14 APRIL 2007, Page 46

German triumphs

Lloyd Evans

Tom Fool Bush Brecht Fest Young Vic Mojo Mickybo Arcola No question about it. If you had to name the 500 brightest periods in the history of human creativity, you wouldn’t include West Germany in the 1970s. What did they give us, those occidental Heinrichs and Helmuts? The Volkswagen Golf, the Baader-Meinhof gang, Boney M and a team of hyperefficient donkeys who fluked the World Cup in 1974. But with the passage of time one star begins to shine more brilliantly in the firmament. You probably haven’t heard of Franz Xaver Kroetz (b. Munich 1946). His work is elusive, undemonstrative and highly subtle and he specialises in unglamorous family dramas. His method was experimental back in the 70s. He interspersed lengthy dramatic scenes with sudden brief snapshots of his characters in revealing attitudes. But this nervy, lopsided method now looks formally exact and rather ingenious. Presentation mirrors substance.

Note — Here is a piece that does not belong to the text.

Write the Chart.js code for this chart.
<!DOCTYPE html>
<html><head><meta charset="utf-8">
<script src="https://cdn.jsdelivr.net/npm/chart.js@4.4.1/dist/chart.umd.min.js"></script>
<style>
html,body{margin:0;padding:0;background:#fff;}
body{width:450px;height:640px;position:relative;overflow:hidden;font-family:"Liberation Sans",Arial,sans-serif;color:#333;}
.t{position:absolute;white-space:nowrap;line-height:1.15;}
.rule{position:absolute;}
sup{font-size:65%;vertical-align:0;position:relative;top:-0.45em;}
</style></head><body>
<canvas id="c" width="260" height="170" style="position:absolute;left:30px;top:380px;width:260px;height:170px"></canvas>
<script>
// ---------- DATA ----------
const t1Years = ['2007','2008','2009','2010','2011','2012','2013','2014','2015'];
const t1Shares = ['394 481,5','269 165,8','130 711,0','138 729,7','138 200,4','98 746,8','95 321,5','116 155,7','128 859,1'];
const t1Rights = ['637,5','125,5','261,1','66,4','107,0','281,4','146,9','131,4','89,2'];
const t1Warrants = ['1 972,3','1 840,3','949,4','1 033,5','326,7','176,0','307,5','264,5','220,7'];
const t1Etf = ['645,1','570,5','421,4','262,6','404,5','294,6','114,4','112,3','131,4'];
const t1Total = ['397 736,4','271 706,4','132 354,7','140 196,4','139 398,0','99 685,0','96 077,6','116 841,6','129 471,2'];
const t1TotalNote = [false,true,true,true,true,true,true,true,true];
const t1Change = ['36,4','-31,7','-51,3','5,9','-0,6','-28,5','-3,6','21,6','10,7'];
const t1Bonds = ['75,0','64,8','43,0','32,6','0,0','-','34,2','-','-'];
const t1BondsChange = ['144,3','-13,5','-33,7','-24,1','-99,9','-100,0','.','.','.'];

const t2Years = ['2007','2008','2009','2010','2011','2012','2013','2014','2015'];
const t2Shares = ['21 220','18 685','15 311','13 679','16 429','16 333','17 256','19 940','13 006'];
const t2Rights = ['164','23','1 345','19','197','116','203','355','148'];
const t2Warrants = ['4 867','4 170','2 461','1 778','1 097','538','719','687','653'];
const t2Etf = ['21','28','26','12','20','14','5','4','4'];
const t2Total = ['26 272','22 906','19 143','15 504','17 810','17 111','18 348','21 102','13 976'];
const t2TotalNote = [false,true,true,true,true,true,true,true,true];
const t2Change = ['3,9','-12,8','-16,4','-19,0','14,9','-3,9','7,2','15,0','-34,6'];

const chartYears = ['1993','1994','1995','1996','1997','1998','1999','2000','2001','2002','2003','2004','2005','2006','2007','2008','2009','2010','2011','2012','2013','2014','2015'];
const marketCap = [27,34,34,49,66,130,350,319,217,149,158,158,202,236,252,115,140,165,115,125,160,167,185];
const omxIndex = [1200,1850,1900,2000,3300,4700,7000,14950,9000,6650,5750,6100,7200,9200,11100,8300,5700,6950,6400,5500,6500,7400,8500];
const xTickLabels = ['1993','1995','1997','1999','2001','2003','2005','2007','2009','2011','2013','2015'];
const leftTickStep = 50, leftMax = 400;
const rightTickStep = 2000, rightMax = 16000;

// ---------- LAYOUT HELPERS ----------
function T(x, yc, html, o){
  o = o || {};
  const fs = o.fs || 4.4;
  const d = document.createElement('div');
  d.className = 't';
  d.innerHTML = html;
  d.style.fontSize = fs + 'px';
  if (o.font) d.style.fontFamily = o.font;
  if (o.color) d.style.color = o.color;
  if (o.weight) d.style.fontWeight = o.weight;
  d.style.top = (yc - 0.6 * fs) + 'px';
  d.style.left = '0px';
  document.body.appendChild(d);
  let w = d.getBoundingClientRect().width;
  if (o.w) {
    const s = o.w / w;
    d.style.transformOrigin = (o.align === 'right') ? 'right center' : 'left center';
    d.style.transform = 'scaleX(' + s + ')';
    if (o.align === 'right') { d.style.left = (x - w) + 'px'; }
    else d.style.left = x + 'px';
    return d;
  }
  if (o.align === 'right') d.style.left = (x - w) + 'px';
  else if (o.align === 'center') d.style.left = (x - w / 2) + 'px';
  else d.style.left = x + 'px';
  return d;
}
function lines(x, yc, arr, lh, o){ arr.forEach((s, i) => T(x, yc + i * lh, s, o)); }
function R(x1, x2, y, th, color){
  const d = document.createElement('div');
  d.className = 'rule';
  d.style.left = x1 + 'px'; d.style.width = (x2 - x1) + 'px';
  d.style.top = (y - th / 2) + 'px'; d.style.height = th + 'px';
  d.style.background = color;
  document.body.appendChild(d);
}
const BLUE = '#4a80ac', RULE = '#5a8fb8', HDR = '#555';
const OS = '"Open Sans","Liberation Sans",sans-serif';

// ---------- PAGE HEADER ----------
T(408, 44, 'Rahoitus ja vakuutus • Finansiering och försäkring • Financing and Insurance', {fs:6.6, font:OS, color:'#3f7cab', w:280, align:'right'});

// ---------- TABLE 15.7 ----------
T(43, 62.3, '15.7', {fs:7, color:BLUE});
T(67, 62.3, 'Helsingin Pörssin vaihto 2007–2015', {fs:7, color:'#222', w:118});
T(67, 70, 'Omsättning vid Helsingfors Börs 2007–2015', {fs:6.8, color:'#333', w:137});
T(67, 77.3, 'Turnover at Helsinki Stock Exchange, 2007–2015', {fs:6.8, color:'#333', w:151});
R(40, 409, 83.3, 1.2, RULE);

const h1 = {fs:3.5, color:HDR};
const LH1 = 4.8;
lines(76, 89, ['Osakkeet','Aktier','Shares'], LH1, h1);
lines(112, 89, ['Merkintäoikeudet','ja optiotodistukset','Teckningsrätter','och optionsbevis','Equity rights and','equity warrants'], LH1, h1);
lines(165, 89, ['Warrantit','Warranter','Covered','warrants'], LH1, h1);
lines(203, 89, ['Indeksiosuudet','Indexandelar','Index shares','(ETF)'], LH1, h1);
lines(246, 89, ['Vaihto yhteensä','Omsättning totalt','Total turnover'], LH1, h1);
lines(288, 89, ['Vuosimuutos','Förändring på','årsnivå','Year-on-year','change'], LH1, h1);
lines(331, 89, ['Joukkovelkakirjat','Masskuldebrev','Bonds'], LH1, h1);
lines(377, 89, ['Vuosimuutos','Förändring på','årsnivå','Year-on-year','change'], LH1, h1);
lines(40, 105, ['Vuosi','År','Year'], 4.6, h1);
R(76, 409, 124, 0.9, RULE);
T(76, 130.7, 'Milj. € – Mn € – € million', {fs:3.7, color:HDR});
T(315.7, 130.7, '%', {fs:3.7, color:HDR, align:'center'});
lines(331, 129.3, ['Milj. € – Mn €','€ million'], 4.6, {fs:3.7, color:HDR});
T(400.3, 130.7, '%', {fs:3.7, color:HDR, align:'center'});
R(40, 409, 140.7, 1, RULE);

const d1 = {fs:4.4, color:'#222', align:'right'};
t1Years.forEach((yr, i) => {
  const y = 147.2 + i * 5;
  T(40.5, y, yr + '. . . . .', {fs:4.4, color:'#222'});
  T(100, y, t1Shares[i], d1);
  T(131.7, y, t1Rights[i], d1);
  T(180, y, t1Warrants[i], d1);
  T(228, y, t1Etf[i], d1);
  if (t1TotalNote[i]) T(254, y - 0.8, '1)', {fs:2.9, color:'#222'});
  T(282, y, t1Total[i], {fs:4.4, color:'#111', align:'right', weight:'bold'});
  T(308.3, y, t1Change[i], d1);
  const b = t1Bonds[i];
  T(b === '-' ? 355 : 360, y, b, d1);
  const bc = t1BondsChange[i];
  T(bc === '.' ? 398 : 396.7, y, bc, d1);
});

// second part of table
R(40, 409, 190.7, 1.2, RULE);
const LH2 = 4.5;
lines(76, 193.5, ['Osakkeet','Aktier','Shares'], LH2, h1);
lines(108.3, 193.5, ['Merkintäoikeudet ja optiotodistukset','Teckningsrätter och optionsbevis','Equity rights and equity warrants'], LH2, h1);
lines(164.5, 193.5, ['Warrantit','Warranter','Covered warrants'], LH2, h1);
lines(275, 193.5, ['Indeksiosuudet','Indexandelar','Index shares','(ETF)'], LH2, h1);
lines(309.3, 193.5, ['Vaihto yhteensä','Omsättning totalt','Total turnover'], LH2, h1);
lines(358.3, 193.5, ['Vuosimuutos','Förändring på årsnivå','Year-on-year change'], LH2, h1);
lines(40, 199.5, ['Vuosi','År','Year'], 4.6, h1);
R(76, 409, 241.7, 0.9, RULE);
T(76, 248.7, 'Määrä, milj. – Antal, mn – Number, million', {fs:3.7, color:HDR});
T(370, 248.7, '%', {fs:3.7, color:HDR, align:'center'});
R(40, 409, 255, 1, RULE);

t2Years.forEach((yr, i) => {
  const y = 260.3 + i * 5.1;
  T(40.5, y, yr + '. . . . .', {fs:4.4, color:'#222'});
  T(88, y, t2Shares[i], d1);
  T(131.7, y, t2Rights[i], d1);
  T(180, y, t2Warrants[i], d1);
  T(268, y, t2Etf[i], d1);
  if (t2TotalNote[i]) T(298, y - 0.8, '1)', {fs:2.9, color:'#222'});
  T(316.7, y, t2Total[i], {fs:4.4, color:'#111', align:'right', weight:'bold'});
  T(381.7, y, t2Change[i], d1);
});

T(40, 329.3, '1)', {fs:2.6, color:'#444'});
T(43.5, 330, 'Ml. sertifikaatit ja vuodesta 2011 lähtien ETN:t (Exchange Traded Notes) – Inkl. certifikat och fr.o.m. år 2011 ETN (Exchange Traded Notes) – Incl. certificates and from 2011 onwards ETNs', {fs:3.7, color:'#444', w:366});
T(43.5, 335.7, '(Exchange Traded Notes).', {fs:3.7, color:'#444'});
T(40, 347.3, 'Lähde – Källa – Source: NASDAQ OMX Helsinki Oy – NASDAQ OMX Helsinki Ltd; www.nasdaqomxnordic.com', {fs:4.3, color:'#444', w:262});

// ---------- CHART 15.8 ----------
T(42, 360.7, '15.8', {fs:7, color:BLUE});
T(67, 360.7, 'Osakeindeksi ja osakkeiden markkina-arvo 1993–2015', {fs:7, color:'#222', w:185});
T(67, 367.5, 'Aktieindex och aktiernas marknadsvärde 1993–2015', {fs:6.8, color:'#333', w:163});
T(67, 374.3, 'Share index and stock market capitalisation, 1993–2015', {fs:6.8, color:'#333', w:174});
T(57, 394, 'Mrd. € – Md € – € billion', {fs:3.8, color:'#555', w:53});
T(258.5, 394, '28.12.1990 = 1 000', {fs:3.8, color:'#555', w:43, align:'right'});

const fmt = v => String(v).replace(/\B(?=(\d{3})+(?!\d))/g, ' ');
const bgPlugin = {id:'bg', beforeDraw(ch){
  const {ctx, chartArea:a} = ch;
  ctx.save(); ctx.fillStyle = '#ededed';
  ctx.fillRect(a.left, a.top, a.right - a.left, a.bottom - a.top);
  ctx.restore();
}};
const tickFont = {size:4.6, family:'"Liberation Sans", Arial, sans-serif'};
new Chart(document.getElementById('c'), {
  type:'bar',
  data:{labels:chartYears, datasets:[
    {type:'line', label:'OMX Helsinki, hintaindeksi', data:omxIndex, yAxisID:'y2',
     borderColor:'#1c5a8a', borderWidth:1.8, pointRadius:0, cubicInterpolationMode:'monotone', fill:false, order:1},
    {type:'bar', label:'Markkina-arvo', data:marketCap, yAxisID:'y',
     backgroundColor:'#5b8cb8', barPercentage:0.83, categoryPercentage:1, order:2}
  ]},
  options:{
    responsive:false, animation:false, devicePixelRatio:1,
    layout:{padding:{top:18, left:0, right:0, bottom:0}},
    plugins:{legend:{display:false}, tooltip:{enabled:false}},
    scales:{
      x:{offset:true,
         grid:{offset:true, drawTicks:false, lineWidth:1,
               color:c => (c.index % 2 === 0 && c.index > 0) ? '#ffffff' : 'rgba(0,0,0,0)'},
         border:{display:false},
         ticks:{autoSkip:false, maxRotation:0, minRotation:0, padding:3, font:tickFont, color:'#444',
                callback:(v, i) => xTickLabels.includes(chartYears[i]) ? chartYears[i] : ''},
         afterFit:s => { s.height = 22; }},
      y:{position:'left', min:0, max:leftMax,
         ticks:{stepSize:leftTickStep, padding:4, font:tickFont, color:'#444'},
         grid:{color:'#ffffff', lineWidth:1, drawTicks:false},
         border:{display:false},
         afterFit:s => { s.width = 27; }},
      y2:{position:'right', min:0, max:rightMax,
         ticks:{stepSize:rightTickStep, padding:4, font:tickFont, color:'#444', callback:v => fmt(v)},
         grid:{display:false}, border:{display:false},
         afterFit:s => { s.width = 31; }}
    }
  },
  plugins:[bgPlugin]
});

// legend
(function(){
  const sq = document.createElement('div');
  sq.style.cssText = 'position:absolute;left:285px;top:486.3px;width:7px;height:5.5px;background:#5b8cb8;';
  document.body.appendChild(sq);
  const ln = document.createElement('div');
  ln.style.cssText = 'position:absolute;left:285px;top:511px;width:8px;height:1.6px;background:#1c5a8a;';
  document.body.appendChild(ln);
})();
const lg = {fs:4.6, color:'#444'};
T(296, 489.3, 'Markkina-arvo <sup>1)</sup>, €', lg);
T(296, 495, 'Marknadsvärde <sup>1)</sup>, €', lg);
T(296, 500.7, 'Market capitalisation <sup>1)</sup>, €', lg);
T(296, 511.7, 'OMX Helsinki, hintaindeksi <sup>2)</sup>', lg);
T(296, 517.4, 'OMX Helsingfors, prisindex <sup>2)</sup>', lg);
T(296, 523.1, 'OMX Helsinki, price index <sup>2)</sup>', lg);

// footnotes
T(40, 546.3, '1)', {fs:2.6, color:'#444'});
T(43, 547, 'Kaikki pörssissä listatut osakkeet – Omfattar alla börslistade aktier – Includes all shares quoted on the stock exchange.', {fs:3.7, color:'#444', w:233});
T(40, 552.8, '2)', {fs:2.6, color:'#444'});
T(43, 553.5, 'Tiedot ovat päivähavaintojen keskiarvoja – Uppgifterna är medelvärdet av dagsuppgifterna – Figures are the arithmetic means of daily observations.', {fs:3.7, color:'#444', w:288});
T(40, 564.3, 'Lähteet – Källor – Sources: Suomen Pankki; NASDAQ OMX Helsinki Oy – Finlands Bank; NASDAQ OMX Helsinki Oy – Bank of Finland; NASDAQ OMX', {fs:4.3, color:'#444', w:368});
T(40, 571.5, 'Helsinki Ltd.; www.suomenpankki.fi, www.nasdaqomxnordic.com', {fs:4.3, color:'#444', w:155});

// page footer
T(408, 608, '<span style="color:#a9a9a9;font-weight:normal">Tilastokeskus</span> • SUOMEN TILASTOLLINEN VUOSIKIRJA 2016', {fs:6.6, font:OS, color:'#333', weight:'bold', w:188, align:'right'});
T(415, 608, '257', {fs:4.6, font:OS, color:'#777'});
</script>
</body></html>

The central character in Mensch Meier (oddly translated as ‘Tom Fool’ where something like ‘Joe Average’ might have done better) is a factory worker who, let’s face it, is incredibly dull. He lives in a drab flat with a plump blonde wife and a clueless, feckless, jobless son. He’s obsessed with saving money and he spends his free hours toying with a radio-controlled aeroplane and delivering lectures about the dignity of work to the deaf ears of the sprawling layabout. He’s going nowhere, in other words. And he knows it. In a quietly self-lacerating soliloquy he acknowledges the full extent of his enslavement to the car factory where he passes his waking life fixing screws into the rear chassis of some mass-produced Eurobox. And, finally, he flips. He goes on the rampage and smashes up everything in his home. His wife responds calmly. She moves the broken furniture to one side, takes out the old 1970s Hoover and vacuums every inch of the stage. This takes her about five minutes but the couple’s troubled relationship is so finely balanced that this apparent act of restoration is amazingly dramatic. Never was Hoovering so tense and poignant. Job done and she surprises us and him — by leaving the house for ever. The rest of the play traces his efforts to reunite his family. Liam Brennan in the lead role conveys every ounce of the alienated factory worker’s stoical gloom without ever letting him creep into self-pity. And Clare Lizzimore’s direction perfectly captures the playwright’s measured and mesmerising rhythms. I have now installed Kroetz, after Nietzsche and Allan Konigsberg, as my favourite German author.

Oh, apart from Bertolt Brecht. Now here’s a surprise. The old worthy turns out to have been a sublimely skilful comic writer in his youth. The Young Vic’s Brecht Fest has opened with a double bill of early plays. The Jewish Wife is a sluggish and incomplete drama about a couple fleeing Nazi persecution. After that, the audience is led into a neighbouring studio where an unmitigated delight awaits them. What a masterstroke to get a seasoned comedian, Rory Bremner, to translate The Respectable Wedding. His natural touch with phrasing and his readiness to update and modernise have helped make this show a hilarious triumph. It’s one of the funniest things I’ve ever seen on stage.

Nothing much happens. A wedding party descends into ribald abuse, adulterous seductions and all-out chaos. The bride is pregnant. The groom has built all his own chairs, which collapse at the merest touch, and everyone is flirting with the wrong people. Director Joe Hill-Gibbins has sprinkled comic gold dust over an outstanding cast led by Doon Mckichan. Crowded into the teeny-weeny flat they knock back gallons of wine and amuse themselves by scolding, carping and bitching at each other with heartwarming wit and honesty. ‘He used to sing such lovely songs,’ Doon’s character says of her awkward, brooding husband, ‘till he gave it up to concentrate on being a bore’. This unexpected feast of comic invention was written in the early 1920s before Brecht got political. In fact, if it hadn’t been for Hitler, he might have turned into another Allan Konigsberg. (Woody Allen. But you knew that, of course.) At the Arcola, there’s a taut and highly entertaining revival of Owen McCafferty’s first play, Mojo Mickybo. I don’t much like the title but McCafferty’s story of feral kids growing up on the back streets of Belfast has the ring of documentary truth. Benjamin Davies and Martin Brody make an excellent job of impersonating the two young lads and their extended families. People say this is McCafferty’s best play. Certainly it has an integrity, a directness and a simplicity that any writer would struggle to match.